The USA claims an exceptional role in world affairs, uniquely defining its national interest as more or less synonymous with that of the international community as a whole. Its liberal advocates concur: ‘America’s national interest … offers the closest match there is to a world interest’ (Emmott, 2002, p.10). It is the only country with an ‘ism’ attached to its name (Prestowitz, 2003).
Why does the USA claim such an exceptional international role?
To answer this, we need to go back to the historical development of the USA itself. The formation of the USA was a result of the networks of trade, people, settlement and ideas that circulated in the Atlantic economy, linking north-west Europe, the Americas and Africa during the seventeenth and eighteenth centuries. After thirteen colonies gained independence from Britain in the American Revolution of 1776, the subsequent development of the USA was in part an indirect continuation of that process of European expansion into the non-European world – both globalising and imperial.

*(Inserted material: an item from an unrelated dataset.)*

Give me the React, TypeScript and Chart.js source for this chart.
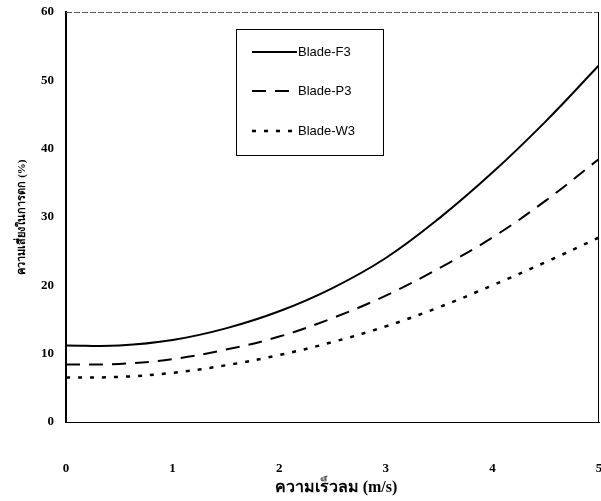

At the same time, however, US expansion was defined as anti-colonial rather than colonial, republican rather than monarchical, the New World rather than the old European order. Unlike the major European states, the USA became a major power more or less without a formal empire. Rather, independence cleared the way for westward expansion and settlement, and ‘the whole internal history of US imperialism was one vast process of territorial seizure and occupation’ (Stedman Jones, 1972, p.217).
It was only by presenting this ‘internal colonialism’ as an expansion into uninhabited or freely alienated lands that the American ideology of ‘exceptionalism’ could take root. Yet among the overwhelmingly European majority of the population, such an idea did strike a deep chord. The ideology of exceptionalism encompasses two sets of ideas:
- That the USA is uniquely fortunate in having escaped the patterns of historical development characteristic of the old order in Europe, and in being able to create anew a society based on security, liberty and justice.
- That it is an exemplary power, representing a model that is universally applicable to the rest of humankind.
In this way, the USA has been able to present its national interest as simultaneously unique and universal, as entirely consistent with a form of cosmopolitan internationalism.
The consolidation of the sovereignty of the Union after the Civil War of 1861–65 and the development of the national market, based on federal transfers of land to private ownership, laid the basis for the later development of a mass society: the USA pioneered the culture of mass consumption as well as the consumption of mass culture, both of which were based in mass production, or what foreigners simply called Americanism. [Americanism. Americanism refers to the combination of mass production, a culture of mass consumption and the mass consumption of culture pioneered by American capitalist society.]
The age of mass destruction followed shortly after as the USA led the combination of the mass production of high-explosive weapons and massive increases in the mobility of their means of delivery. This is what a ‘superpower’ originally meant, defined by William Fox (1944) as ‘great power plus great mobility of power’.